« Pierre se rappela les paroles que Jésus avait dites : « Avant que le coq chante, tu m’auras renié trois fois. » Il sortit et pleura amèrement. » Voilà ce que nous rapporte l’évangile de saint Matthieu au verset 75 du chapitre 26.
L’humanité de Pierre nous impressionne comme elle a impressionné le poète italien Luigi Tansillo (1510-1568). Ces quelques mots de l’Ecriture Sainte laissent dans l’ombre le terrible cheminement de Pierre vers le remord et le découragement. C’est la violence de ses sentiments que le poète traduit et nous rend sensible dans ces « Lacrime di san Pietro » écrites vraisemblablement autour des années 1550.
Le souvenir de sa faute et le regard que Jésus porte sur lui forment les deux axes du poème. Le grand modèle du temps est la poésie amoureuse de Pétrarque (1304-1374) dont on retrouve dans cette œuvre de Tansillo le vocabulaire, cette fois appliqué à la relation de Pierre et du Christ : par exemple, les fers acérés qui transpercent sa poitrine, les yeux comme des arcs et des flèches, les blessures dans le cœur… Voici la première strophe :
Le noble Pierre, après avoir juré de mourir,
face à mille lances et mille épées
aux côtés de son Seigneur aimé,
constatant que, victime de sa lâcheté,
il avait, dans sa panique, manqué de foi,
fut terrassé de douleur, de honte, de pitié.
Pitié pour son propre cœur et pour le martyre de l’autre.
Et dix-mille fers acérés lui transpercèrent la poitrine.
Roland de Lassus (1532-1594) est le modèle de ces musiciens de la Renaissance que l’on dirait aujourd’hui européens : naissance à Mons dans l’actuelle Belgique, formation en Italie (Rome, Naples, Milan), carrière en Bavière (Munich où il est mort) ponctuée de voyages aux Pays-Bas de l’époque, à Paris, à Vienne et ailleurs.

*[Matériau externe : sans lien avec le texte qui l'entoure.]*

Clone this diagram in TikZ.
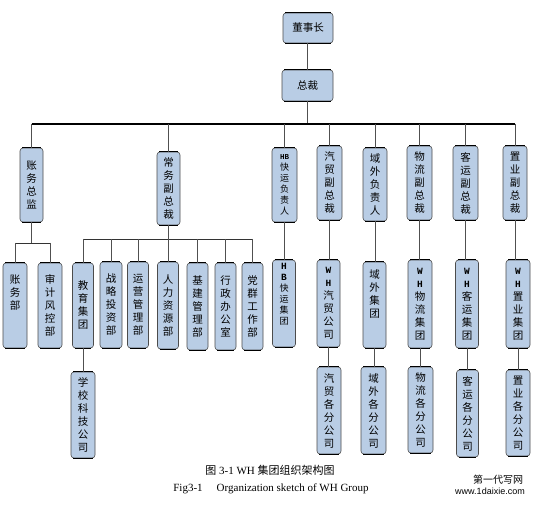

Ses « Lacrime di san Pietro » datent de l’année même de sa mort : 1594. Il s’agit d’une de ses œuvres majeures mais il n’a pas eu le temps de l’entendre. Elle est restée pour lui seulement à l’état manuscrit. Nous y entendons l’écho de ses dernières méditations alors qu’il se sentait près de sa fin. Cette musique n’en a que plus de prix à nos oreilles.
Nous écoutons justement la première strophe de cette œuvre majeure de toute l’histoire de la musique. Les mots sont traités avec le plus grand soin pour nous en faire goûter la saveur et la densité spirituelle. Le compositeur utilise avec une maîtrise acquise au long d’une vie de création, tous les moyens expressifs pour traduire les sentiments de Pierre et faire en sorte qu’ils deviennent les nôtres parce qu’ils furent d’abord les siens : dès la première phrase, l’ampleur sur le mot « magnanime » traduit l’illusion qui habite Pierre. La musique s’éparpille de toute parts sur « mille », procédé classique mais efficace. Pour traduire son « Seigneur bien-aimé », la musique s’adoucit seulement chantée par les voix les plus graves sur « al suo caro Segnor ».
Ecoutez la traduction de « dolor » avec ses dissonances, ses retards, ses décalages par lesquels nous sont partageons les douleurs de Pierre. Cette œuvre est écrite pour un ensemble à sept voix : ce chiffre est chargé d’une riche symbolique, par exemple les sept douleurs de Marie. Lassus n’a rien dit sur son choix, mais il n’est pas interdit de s’interroger.
Le miracle de cette musique est son naturel, l’équilibre merveilleux entre grave et aigu, entre clameurs et retenues, entre consonances et dissonances, entre verticalité (tout le monde chante les mêmes mots ensemble) et imitations. Par le filtre que nous proposent les artistes, une parole de l’Evangile acquiert une telle densité qu’elle résonne d’un message toujours à découvrir.